I *am* a boomer, born 1949, one who thought Vietnam was a horrible blunder
-- as did my father (USMC 1941-1945), my mother (USMC 1943-45), and my
leading-edge-of-the-boom older brother (USMC Vietnam 1968-69, having
accepted a NROTC scholarship in 1963 that didn't seem like such a bennie by
1967). So, honestly, I'm not trying to open rhetorical space between
"Pynchon, writer I like" and "critique of Vietnam."
Nor do I deny that a lot of the marvelous manic energy of GR reflects the
cultural energies at work in the 1960s -- anti-war energy as well as civil
rights, sex & drugs & rock 'n roll, and all the rest.
But there's abundant evidence in the early stories and V that *before*
Vietnam was a central issue, *before* the 1960s acquired their
self-congratulatory mystique, Pynchon was already culitivating a broader,
deeper critique of *all* the American promises betrayed and unfulfilled...
and even broader and deeper, a critique of the hopes placed over the
centuries in science and technology and Enlightenment and industrailization,
in communism as well as capitalism and nationalism and imperialism and
fascism, in Europe and Asia and Argentina as well as in the US. Certainly
that critique flourishes in M&D and AtD. I'm pretty sure it would have done
so without either Vietnam or The 1960s As We Know Them.
For me, the heartbreak of the Zone in GR is a lot deeper than Major Marvy
foreshadowing Gen.

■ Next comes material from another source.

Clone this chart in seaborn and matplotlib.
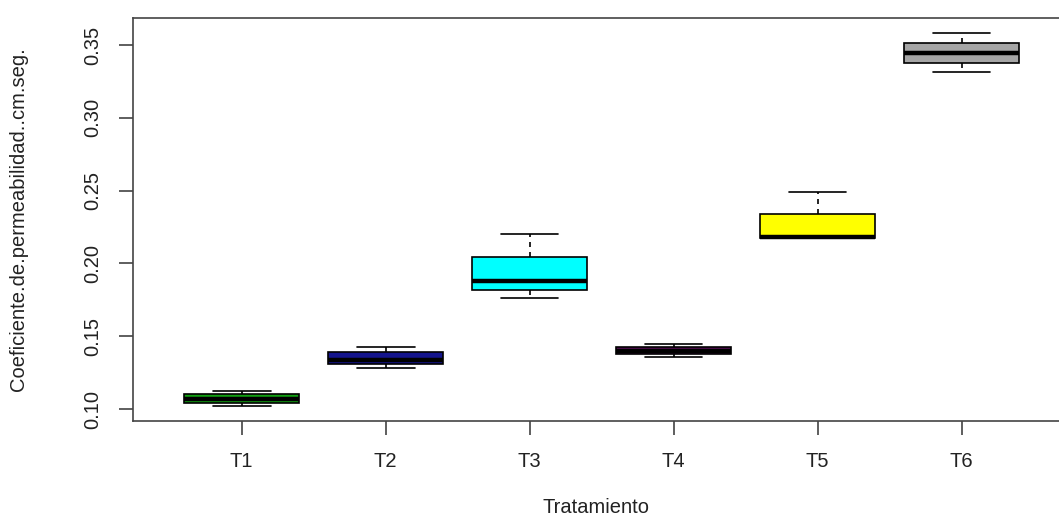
import numpy as np
import pandas as pd
import matplotlib
matplotlib.use("Agg")
import matplotlib.pyplot as plt
import seaborn as sns

# Permeability coefficient (cm/s) measured per treatment, five samples each
tratamientos = ["T1", "T2", "T3", "T4", "T5", "T6"]
t1 = [0.1021, 0.1045, 0.1070, 0.1105, 0.1125]
t2 = [0.1285, 0.1310, 0.1340, 0.1390, 0.1424]
t3 = [0.1763, 0.1818, 0.1880, 0.2044, 0.2205]
t4 = [0.1357, 0.1380, 0.1398, 0.1424, 0.1450]
t5 = [0.2175, 0.2176, 0.2180, 0.2340, 0.2487]
t6 = [0.3317, 0.3378, 0.3445, 0.3512, 0.3580]
colores = ["#12a012", "#14148c", "#00ffff", "#5a0f5a", "#ffff00", "#a6a6a6"]

y_ticks = [0.10, 0.15, 0.20, 0.25, 0.30, 0.35]
y_label = "Coeficiente.de.permeabilidad..cm.seg."
x_label = "Tratamiento"

valores = [t1, t2, t3, t4, t5, t6]
df = pd.DataFrame({
    "Tratamiento": np.repeat(tratamientos, [len(v) for v in valores]),
    "Coeficiente": np.concatenate(valores),
})

sns.set_theme(style="ticks")
plt.rcParams["font.family"] = ["Liberation Sans", "DejaVu Sans"]

fig = plt.figure(figsize=(10.59, 5.2), dpi=100)
ax = fig.add_axes([133 / 1059, 1 - 421 / 520, (1059 - 133) / 1059, (421 - 18) / 520])

sns.boxplot(
    data=df, x="Tratamiento", y="Coeficiente", hue="Tratamiento",
    order=tratamientos, hue_order=tratamientos, palette=colores,
    width=0.8, whis=(0, 100), linecolor="black", linewidth=1.2,
    legend=False, saturation=1, ax=ax,
    whiskerprops={"linestyle": (0, (3, 3))},
    medianprops={"linewidth": 3.2, "color": "black"},
)

ax.set_xlim(-0.755, 5.676)
ax.set_ylim(0.0918, 0.3685)
ax.set_yticks(y_ticks)
ax.set_yticklabels([f"{v:.2f}" for v in y_ticks])

txt = "#222222"
ax.tick_params(axis="both", length=10, width=1.1, color="#333333",
               labelsize=14.5, labelcolor=txt, direction="out")
ax.tick_params(axis="y", pad=12)
ax.tick_params(axis="x", pad=12)
for lab in ax.get_yticklabels():
    lab.set_rotation(90)
    lab.set_va("center")

ax.set_xlabel(x_label, fontsize=14.5, color=txt, labelpad=20)
ax.set_ylabel(y_label, fontsize=14.5, color=txt, labelpad=40)

for side in ["left", "bottom", "top"]:
    ax.spines[side].set_visible(True)
    ax.spines[side].set_color("#444444")
    ax.spines[side].set_linewidth(1.2)
ax.spines["right"].set_visible(False)

fig.savefig("out.png", dpi=100)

Buck Turgidson in "Dr. Strangelove" or LtCol Kilgore in
"Apocalypse Now," or GE gobbling its way to the Utgarthaloki banquet table
alongside IG Farben and ICI. The revolution's betrayal of Tchitcherine...

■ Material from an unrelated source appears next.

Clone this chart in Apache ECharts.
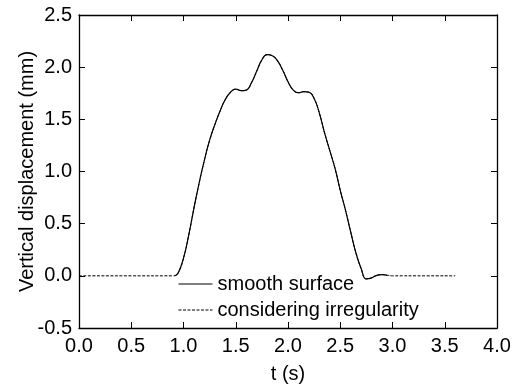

and Blicero's betrayal of whatever better self Rilke might have made him...
and what Broderick and Nalline did to young Tyrone... and Slothrop's failure
to grow up and love fruitfully -- they all draw a lot of blood, too.
Most of all, the Zone (with its outposts in Hiroshima and Katyn, Auschwitz
and Nanking) was a time and place when -- if ever in history -- people
should have looked around and said "Enough-- we can't go on like this." Then
they proceeded to go on like that, developing the A4 into machines that
could crank out a dozen WWII's in half an hour. And those machines are still
out there, still telling every little dictator on earth "this is how the Big
Kids play the game. *That's* the fucking heartbreak.
I agree 110% that Pynchon is a political writer. But I also think his
politics are the politics of original sin, operating on a moral and
historical scale at which the USA in the 1960s was a blip: just another
among many examples of some holy fools and their mindless pleasures, getting
a glimpse of grace and then fumbling the follow-through.